3. Overlooking the importance of last_seen_tick for offline detection.
4. Failing to differentiate between command (0x01 poll) and response (0x81, 0x82, etc.) codes.
5. Ignoring the maximum size of data (LENGTH) in RS485 frames, leading to buffer overflows.
6. Not updating detector configuration correctly during initialization or after configuration changes.
7. Mismanaging the active alarms list, such as overwriting or not clearing entries.
8. Forgetting to activate alarm outputs (buzzer, relays) when an alarm is detected.
9. Overlooking the need for persistent storage of configuration data in EEPROM or Flash.
10. Confusing the roles of the central controller and detectors in communication protocol.

✅ Exam Checklist

• Understand the overall system architecture diagram and the role of each hardware module.
• Master the Detector_t structure, including each data field's purpose and how it facilitates detector management.

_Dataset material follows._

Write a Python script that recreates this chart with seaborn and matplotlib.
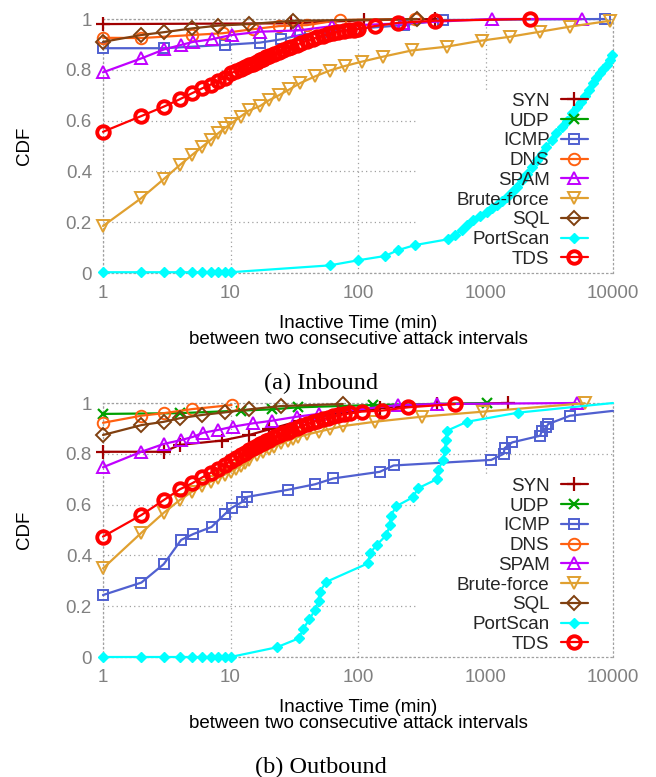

• Describe the detector initialization process, including loading configuration from EEPROM/Flash.
• Know the RS485 frame format, including header, address, command, length, data, and CRC, and how CRC is calculated and validated.
• Be able to explain the command codes (0x01 poll, 0x02 reset, etc.) and response codes (0x81 normal, 0x82 alarm, etc.).
• Understand how polling is performed, including timeout handling and offline detection via last_seen_tick.
• Describe the alarm handling workflow: detection, updating detector state, adding to active alarms list, displaying info, and activating outputs.
• Know how the active alarms list is managed and its importance.
• Be familiar with the process of storing and loading detector configurations from persistent memory.
• Recognize the importance of updating detector states and configuration during system operation.
• Know authors and key concepts: System architecture, Detector_t structure, RS485 protocol, polling and alarm engine, display management, EEPROM storage, UART configuration interface, main program loop.
• Ensure understanding of the communication protocol's error detection via CRC and frame validation.
• Be able to troubleshoot common issues such as communication errors, incorrect detector states, or configuration mismatches.